Poucos meses depois, ela mesma experimentaria em seu interior a presença deste
Deus Amor.
Para
Edith, a cruz foi um sinal de esperança ao longo de toda sua vida posterior:
não enquanto sofrimento, mas enquanto lugar teológico da presença salvadora, já
que à luz do mistério de Cristo não há sofrimento inútil. Todo momento
histórico ou toda situação pessoal, seja qual for, é lugar para seguir
realizando o projeto de Deus: a instauração de seu Reinado de Amor.
Outro
momento forte do mistério da cruz em sua vida encontramo-lo em 1933, ano em que
perde seu lugar de professora, por ser judia. Esta situação a põe novamente em
situação de busca. Intui que, talvez, tenha chegado já o momento de realizar
sua vocação ao Carmelo, porém não quer tomar uma decisão apressadamente. Além
de consultar seu confessor, põe em oração este seu intento. Em 30 de abril,
domingo do Bom Pastor, recebe o sim de Jesus (obras 199). Poucos dias antes,
teve uma experiência especial relacionada com o mistério da cruz; uma
experiência na qual recebe o conteúdo e sentido de sua vocação: “Eu falava
com o Salvador e lhe dizia que sabia que era sua cruz a que agora tinha sido
posta sobre o povo judeu. A maioria não o compreendia, porém, aqueles que o
sabiam, deveriam carregá-la livremente sobre si, em nome de todos. Eu queria
fazer isso. Ele devia unicamente mostrar-me como. Ao terminar a celebração tive
a certeza interior de que havia sido escutada.

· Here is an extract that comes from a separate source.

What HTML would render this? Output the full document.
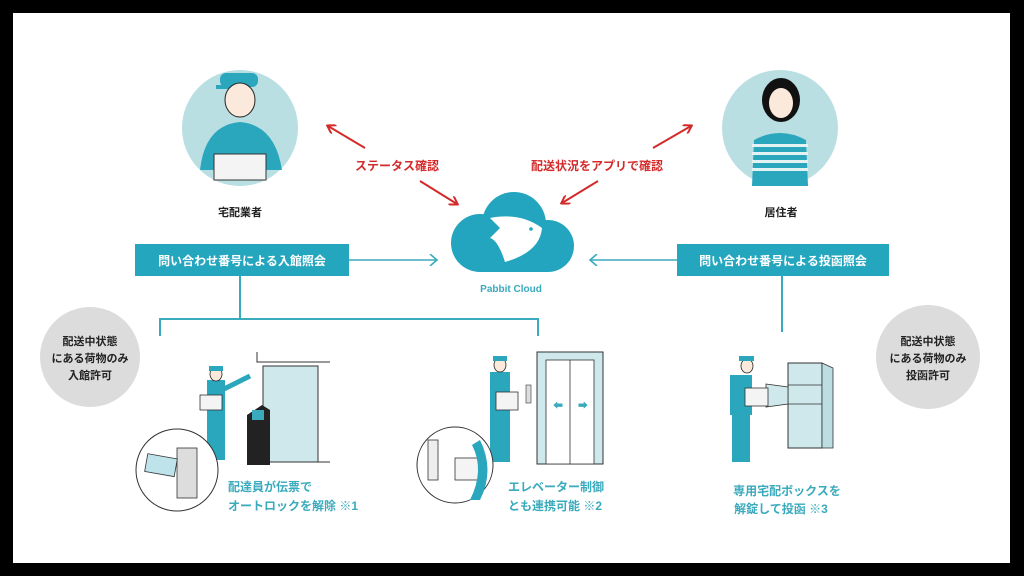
<!DOCTYPE html>
<html><head><meta charset="utf-8"><style>
html,body{margin:0;padding:0;background:#000;}
svg{display:block}
text{font-family:"Liberation Sans","Noto Sans CJK JP",sans-serif;font-weight:bold}
</style></head><body>
<svg width="1024" height="576" viewBox="0 0 1024 576" xmlns="http://www.w3.org/2000/svg">
<rect x="0" y="0" width="1024" height="576" fill="#000"/>
<rect x="13" y="13" width="997" height="550" fill="#fff"/>
<defs>
<marker id="ra" markerWidth="10" markerHeight="10" refX="8" refY="5" orient="auto" markerUnits="userSpaceOnUse"><path d="M1,0 L9,5 L1,10" fill="none" stroke="#d42a2a" stroke-width="2"/></marker>
<marker id="ta" markerWidth="10" markerHeight="12" refX="8" refY="6" orient="auto" markerUnits="userSpaceOnUse"><path d="M1,0 L8,6 L1,12" fill="none" stroke="#3aaabd" stroke-width="1.6"/></marker>
</defs>

<circle cx="240" cy="128" r="58" fill="#b9dfe3"/>
<g>
<rect x="220" y="73" width="38" height="14" rx="6" fill="#2aa6bd"/>
<rect x="216" y="85" width="16" height="4" fill="#2aa6bd"/>
<ellipse cx="240" cy="100" rx="15" ry="17" fill="#fbe9dc" stroke="#222" stroke-width="1"/>
<path d="M200,170 Q205,125 240,122 Q275,125 282,170 Z" fill="#2aa6bd"/>
<rect x="214" y="154" width="52" height="26" fill="#f4f4f4" stroke="#333" stroke-width="1"/>
</g>
<circle cx="780" cy="128" r="58" fill="#b9dfe3"/>
<g>
<ellipse cx="781" cy="100" rx="19" ry="22" fill="#111"/>
<ellipse cx="781" cy="103" rx="12" ry="15" fill="#fbe9dc"/>
<path d="M752,186 L754,140 Q780,126 806,140 L808,186 Z" fill="#2aa6bd"/>
<rect x="752" y="144" width="56" height="3" fill="#e4f2f4"/>
<rect x="752" y="152" width="56" height="3" fill="#e4f2f4"/>
<rect x="752" y="160" width="56" height="3" fill="#e4f2f4"/>
<rect x="752" y="168" width="56" height="3" fill="#e4f2f4"/>
</g>
<text x="240" y="216" font-size="11" text-anchor="middle" fill="#222">宅配業者</text>
<text x="781" y="216" font-size="11" text-anchor="middle" fill="#222">居住者</text>

<line x1="365" y1="148" x2="328" y2="126" stroke="#d42a2a" stroke-width="2" marker-end="url(#ra)"/>
<line x1="420" y1="181" x2="457" y2="204" stroke="#d42a2a" stroke-width="2" marker-end="url(#ra)"/>
<line x1="653" y1="148" x2="691" y2="126" stroke="#d42a2a" stroke-width="2" marker-end="url(#ra)"/>
<line x1="598" y1="181" x2="562" y2="203" stroke="#d42a2a" stroke-width="2" marker-end="url(#ra)"/>
<text x="397" y="170" font-size="12" text-anchor="middle" fill="#d42a2a">ステータス確認</text>
<text x="597" y="170" font-size="12" text-anchor="middle" fill="#d42a2a">配送状況をアプリで確認</text>

<g fill="#23a5bf">
<circle cx="514" cy="224" r="32"/>
<circle cx="480" cy="243" r="29"/>
<circle cx="548" cy="246" r="26"/>
<rect x="480" y="240" width="68" height="32"/>
</g>
<path d="M490,218 Q520,212 542,228 Q540,252 505,262 Q498,240 490,238 L500,228 Z" fill="#fff"/>
<circle cx="531" cy="229" r="1.8" fill="#23a5bf"/>
<text x="511" y="292" font-size="10" text-anchor="middle" fill="#3aaabd">Pabbit Cloud</text>

<rect x="135" y="244" width="214" height="32" fill="#25a6bf"/>
<text x="242" y="265" font-size="12" text-anchor="middle" fill="#fff">問い合わせ番号による入館照会</text>
<rect x="677" y="244" width="212" height="32" fill="#25a6bf"/>
<text x="783" y="265" font-size="12" text-anchor="middle" fill="#fff">問い合わせ番号による投函照会</text>
<line x1="349" y1="260" x2="437" y2="260" stroke="#3aaabd" stroke-width="1.6" marker-end="url(#ta)"/>
<line x1="677" y1="260" x2="590" y2="260" stroke="#3aaabd" stroke-width="1.6" marker-end="url(#ta)"/>

<g stroke="#3aaabd" stroke-width="2" fill="none">
<line x1="240" y1="276" x2="240" y2="319"/>
<polyline points="160,336 160,319 538,319 538,336"/>
<line x1="782" y1="276" x2="782" y2="332"/>
</g>

<circle cx="90" cy="357" r="50" fill="#dcdcdc"/>
<text x="90" y="345" font-size="11" text-anchor="middle" fill="#222">配送中状態</text>
<text x="90" y="362" font-size="11" text-anchor="middle" fill="#222">にある荷物のみ</text>
<text x="90" y="379" font-size="11" text-anchor="middle" fill="#222">入館許可</text>
<circle cx="928" cy="357" r="52" fill="#dcdcdc"/>
<text x="928" y="345" font-size="11" text-anchor="middle" fill="#222">配送中状態</text>
<text x="928" y="362" font-size="11" text-anchor="middle" fill="#222">にある荷物のみ</text>
<text x="928" y="379" font-size="11" text-anchor="middle" fill="#222">投函許可</text>

<g>
<polyline points="257,352 257,362 330,362" fill="none" stroke="#333" stroke-width="1"/>
<rect x="263" y="366" width="55" height="96" fill="#cfe8ec" stroke="#333" stroke-width="1"/>
<line x1="263" y1="462" x2="330" y2="462" stroke="#333"/>
<path d="M247,415 L262,405 L270,410 L270,465 L247,465 Z" fill="#222"/>
<rect x="252" y="410" width="12" height="10" fill="#3aaabd"/>
<rect x="207" y="380" width="18" height="38" fill="#2aa6bd"/>
<rect x="207" y="418" width="18" height="42" fill="#2aa6bd"/>
<ellipse cx="216" cy="374" rx="6" ry="7" fill="#fbe9dc" stroke="#222" stroke-width="0.8"/>
<rect x="209" y="366" width="14" height="5" fill="#2aa6bd"/>
<line x1="222" y1="390" x2="250" y2="376" stroke="#2aa6bd" stroke-width="5"/>
<rect x="200" y="395" width="22" height="15" fill="#f4f4f4" stroke="#333" stroke-width="0.8"/>
<circle cx="177" cy="470" r="41" fill="#fff" stroke="#333" stroke-width="1"/>
<rect x="177" y="448" width="20" height="50" fill="#ddd" stroke="#333" stroke-width="0.8"/>
<rect x="146" y="456" width="30" height="18" fill="#bfe3ea" stroke="#333" stroke-width="0.8" transform="rotate(10 160 465)"/>
</g>
<text x="228" y="491" font-size="12" fill="#3aaabd">配達員が伝票で</text>
<text x="228" y="510" font-size="12" fill="#3aaabd">オートロックを解除 ※1</text>

<g>
<rect x="537" y="352" width="66" height="112" fill="#cfe8ec" stroke="#333" stroke-width="1"/>
<rect x="546" y="360" width="48" height="104" fill="#fff" stroke="#333" stroke-width="0.8"/>
<line x1="570" y1="360" x2="570" y2="464" stroke="#333" stroke-width="0.8"/>
<text x="553" y="409" font-size="10" fill="#3aaabd">⬅</text>
<text x="578" y="409" font-size="10" fill="#3aaabd">➡</text>
<rect x="526" y="385" width="5" height="18" fill="#ddd" stroke="#333" stroke-width="0.6"/>
<rect x="490" y="372" width="20" height="40" fill="#2aa6bd"/>
<rect x="490" y="412" width="20" height="50" fill="#2aa6bd"/>
<ellipse cx="500" cy="365" rx="6" ry="7" fill="#fbe9dc" stroke="#222" stroke-width="0.8"/>
<rect x="493" y="356" width="14" height="5" fill="#2aa6bd"/>
<rect x="496" y="392" width="22" height="18" fill="#f4f4f4" stroke="#333" stroke-width="0.8"/>
<circle cx="455" cy="465" r="38" fill="#fff" stroke="#333" stroke-width="1"/>
<rect x="428" y="440" width="10" height="40" fill="#eee" stroke="#333" stroke-width="0.8"/>
<rect x="455" y="458" width="26" height="22" fill="#f4f4f4" stroke="#333" stroke-width="0.8"/>
<path d="M480,440 Q495,470 480,500 L470,500 Q485,470 472,445 Z" fill="#2aa6bd"/>
</g>
<text x="508" y="491" font-size="12" fill="#3aaabd">エレベーター制御</text>
<text x="508" y="510" font-size="12" fill="#3aaabd">とも連携可能 ※2</text>

<g>
<rect x="788" y="363" width="34" height="85" fill="#cfe8ec" stroke="#333" stroke-width="1"/>
<polygon points="822,363 833,368 833,448 822,448" fill="#bcdde2" stroke="#333" stroke-width="0.8"/>
<line x1="788" y1="385" x2="822" y2="385" stroke="#333" stroke-width="0.8"/>
<line x1="788" y1="404" x2="822" y2="404" stroke="#333" stroke-width="0.8"/>
<polygon points="766,384 788,387 788,404 766,407" fill="#cfe8ec" stroke="#333" stroke-width="0.8"/>
<rect x="730" y="375" width="22" height="40" fill="#2aa6bd"/>
<rect x="732" y="415" width="18" height="47" fill="#2aa6bd"/>
<ellipse cx="747" cy="366" rx="6" ry="7" fill="#fbe9dc" stroke="#222" stroke-width="0.8"/>
<rect x="739" y="356" width="15" height="5" fill="#2aa6bd"/>
<rect x="745" y="388" width="23" height="18" fill="#f4f4f4" stroke="#333" stroke-width="0.8"/>
</g>
<text x="787" y="495" font-size="12" text-anchor="middle" fill="#3aaabd">専用宅配ボックスを</text>
<text x="781" y="513" font-size="12" text-anchor="middle" fill="#3aaabd">解錠して投函 ※3</text>
</svg>
</body></html>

Porém, onde tinha que carregar a
cruz, isso eu ainda não sabia” (Ib. 195-196)
Descobrimos,
nesta experiência, um conteúdo novo de sua vocação à cruz, em continuidade com
tudo o quanto a cruz de Cristo significa: redenção e solidariedade.
Destas
três experiências chaves na vida de Edith Stein, deduz-se claramente que o
sentido da cruz como sofrimento nunca está no primeiro plano, mesmo que esteja
presente. Isso não quer dizer que o caminho da cruz seja um caminho fácil.
Todavia, centrando a atenção em seu conteúdo essencial, evita-se cair no perigo
de centrar o valor da cruz no sacrifício e mortificação que a mesma comporta. A
cruz não é simplesmente a dor ou o sofrimento ou aquilo que é difícil, mas o que
dá valor a todas essas realidades: ” aquele que põe
a cruz sabe como fazer a carga doce e leve” (Cartas 324).
Esta
dinâmica é observada claramente na vivência que Edith Stein faz, no Carmelo, de
sua vocação pessoal de levar a cruz. Não se entrega sem mais à
ascese e à mortificação. Ela sabe que sua vocação à cruz é experimentada na
medida em que vai vivendo: “Uma ciência da cruz só pode ser adquirida se se
chega a experimentar a fundo a cruz” (Ib. 369). O sentido que ela dá a seu
caminho de cruz é o da intercessão e oblação, do
acolher com alegria os pequenos sacrifícios de cada dia, e os
grandes acontecimentos dolorosos que as situações lhe proporcionam, como a
perseguição de seu povo judeu ou o ter que mudar de convento.
O
sentido ultimo de sua vocação à cruz ela o descreve em sua disposição
total a entregar a própria vida. Só quem está disposto a oferecer sua
vida pode chegar à configuração com o crucificado. A partir desta união
com Cristo sua vocação alcança valor supremo, porque participa do
valor eterno da cruz de Cristo. Daqui ela se preparou para acolher a morte como
oblação, como sacrifício expiatório. Entregou sua vida pela salvação dos seus.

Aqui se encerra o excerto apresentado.